Problem details
Tally the lines with the word "this" and report the number alone.

Stored records
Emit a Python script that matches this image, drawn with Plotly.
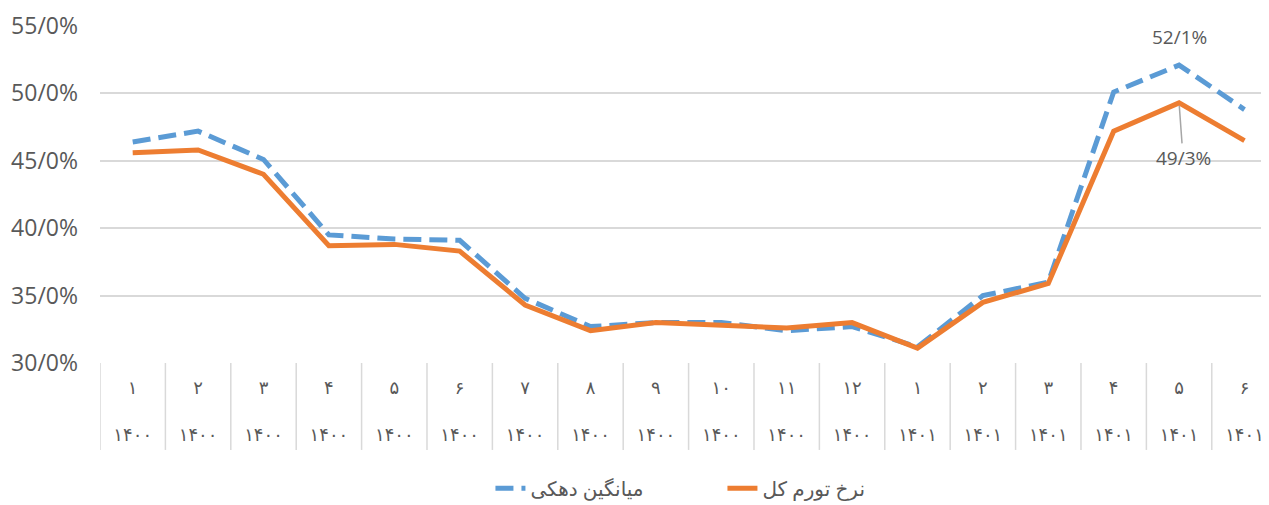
...
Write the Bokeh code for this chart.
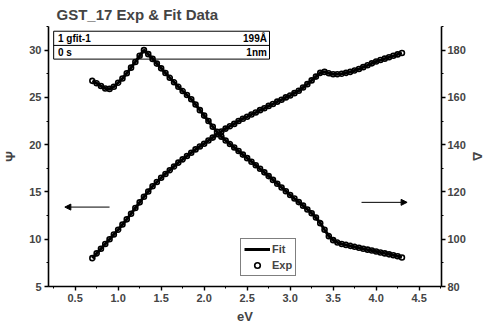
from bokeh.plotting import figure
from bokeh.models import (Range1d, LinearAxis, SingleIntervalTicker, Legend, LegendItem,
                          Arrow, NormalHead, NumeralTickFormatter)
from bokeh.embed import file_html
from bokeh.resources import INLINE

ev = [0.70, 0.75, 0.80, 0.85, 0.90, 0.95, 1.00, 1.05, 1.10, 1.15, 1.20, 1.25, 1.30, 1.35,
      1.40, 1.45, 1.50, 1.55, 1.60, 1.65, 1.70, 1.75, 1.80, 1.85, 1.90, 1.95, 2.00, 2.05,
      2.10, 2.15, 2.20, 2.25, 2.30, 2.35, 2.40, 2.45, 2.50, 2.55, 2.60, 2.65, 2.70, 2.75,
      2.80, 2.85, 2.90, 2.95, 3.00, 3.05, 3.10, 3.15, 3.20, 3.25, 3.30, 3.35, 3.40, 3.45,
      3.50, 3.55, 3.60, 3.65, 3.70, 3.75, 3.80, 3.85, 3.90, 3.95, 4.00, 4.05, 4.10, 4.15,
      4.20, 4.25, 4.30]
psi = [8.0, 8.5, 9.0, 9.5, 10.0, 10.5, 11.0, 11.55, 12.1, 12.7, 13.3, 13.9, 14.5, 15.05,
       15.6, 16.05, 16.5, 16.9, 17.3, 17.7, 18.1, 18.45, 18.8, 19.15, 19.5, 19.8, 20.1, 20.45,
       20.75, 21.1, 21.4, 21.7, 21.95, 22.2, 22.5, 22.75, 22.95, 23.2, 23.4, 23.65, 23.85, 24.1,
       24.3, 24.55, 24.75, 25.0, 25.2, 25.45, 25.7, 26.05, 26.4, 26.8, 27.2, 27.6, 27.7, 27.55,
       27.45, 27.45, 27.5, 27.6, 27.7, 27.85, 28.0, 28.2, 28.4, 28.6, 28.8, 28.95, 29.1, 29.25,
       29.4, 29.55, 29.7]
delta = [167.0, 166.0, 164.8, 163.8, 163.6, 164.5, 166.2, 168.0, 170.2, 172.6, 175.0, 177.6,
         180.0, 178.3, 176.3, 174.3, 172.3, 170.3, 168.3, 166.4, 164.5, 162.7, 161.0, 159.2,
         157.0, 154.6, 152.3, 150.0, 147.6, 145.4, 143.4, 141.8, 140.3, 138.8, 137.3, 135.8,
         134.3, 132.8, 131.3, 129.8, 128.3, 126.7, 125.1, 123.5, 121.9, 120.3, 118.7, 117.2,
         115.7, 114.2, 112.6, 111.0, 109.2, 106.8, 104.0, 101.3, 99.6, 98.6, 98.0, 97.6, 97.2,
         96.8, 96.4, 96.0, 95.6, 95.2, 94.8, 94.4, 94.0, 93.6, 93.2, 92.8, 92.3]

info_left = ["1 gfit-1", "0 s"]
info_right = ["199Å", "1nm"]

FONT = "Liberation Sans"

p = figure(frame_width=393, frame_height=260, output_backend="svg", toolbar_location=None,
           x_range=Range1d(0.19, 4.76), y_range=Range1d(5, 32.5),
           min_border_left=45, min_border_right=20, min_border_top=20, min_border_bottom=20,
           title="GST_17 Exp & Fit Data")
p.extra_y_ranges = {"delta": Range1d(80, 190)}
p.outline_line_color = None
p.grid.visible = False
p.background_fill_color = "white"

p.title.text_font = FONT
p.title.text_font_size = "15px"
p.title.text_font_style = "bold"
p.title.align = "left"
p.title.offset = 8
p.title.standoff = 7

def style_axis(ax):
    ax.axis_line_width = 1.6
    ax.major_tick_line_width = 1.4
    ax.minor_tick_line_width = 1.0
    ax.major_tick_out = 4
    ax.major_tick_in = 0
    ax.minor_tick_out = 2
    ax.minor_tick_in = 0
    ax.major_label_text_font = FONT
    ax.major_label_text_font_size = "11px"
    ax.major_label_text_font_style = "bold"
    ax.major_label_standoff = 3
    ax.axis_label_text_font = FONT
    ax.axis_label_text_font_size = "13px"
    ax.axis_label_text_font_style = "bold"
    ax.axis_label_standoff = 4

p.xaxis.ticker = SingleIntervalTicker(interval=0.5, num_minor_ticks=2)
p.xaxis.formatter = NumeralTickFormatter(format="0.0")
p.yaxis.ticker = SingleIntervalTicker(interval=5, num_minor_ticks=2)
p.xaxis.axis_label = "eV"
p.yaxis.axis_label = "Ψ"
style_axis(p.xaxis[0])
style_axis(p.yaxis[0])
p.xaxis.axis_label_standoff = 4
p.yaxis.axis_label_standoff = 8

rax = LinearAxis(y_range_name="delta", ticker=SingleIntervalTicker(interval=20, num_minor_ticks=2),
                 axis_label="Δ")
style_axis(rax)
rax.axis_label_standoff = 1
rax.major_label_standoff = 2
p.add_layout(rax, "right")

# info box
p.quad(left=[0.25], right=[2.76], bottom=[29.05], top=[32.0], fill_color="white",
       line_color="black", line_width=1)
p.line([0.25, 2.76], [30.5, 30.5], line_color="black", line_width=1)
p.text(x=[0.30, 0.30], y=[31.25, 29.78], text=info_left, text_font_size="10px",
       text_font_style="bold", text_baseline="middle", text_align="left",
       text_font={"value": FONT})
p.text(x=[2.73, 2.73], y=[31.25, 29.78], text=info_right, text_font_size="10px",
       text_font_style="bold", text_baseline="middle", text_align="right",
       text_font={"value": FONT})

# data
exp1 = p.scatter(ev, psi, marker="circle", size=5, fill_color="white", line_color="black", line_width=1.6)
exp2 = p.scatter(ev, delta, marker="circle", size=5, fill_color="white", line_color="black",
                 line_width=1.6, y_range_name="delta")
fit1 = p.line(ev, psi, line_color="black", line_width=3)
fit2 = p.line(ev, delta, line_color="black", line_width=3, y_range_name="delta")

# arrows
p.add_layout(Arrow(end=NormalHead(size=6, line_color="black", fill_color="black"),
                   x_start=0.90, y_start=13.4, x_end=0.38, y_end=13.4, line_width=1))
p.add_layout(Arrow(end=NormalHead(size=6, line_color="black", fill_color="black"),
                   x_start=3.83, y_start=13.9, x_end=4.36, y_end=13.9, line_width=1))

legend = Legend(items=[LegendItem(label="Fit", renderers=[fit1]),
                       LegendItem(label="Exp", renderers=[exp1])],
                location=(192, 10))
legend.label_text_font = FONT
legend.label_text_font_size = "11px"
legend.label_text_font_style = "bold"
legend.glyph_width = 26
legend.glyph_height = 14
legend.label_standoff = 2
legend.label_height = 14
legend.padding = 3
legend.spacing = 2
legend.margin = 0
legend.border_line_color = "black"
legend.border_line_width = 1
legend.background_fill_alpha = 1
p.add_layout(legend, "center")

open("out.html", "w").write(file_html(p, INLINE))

Written response
2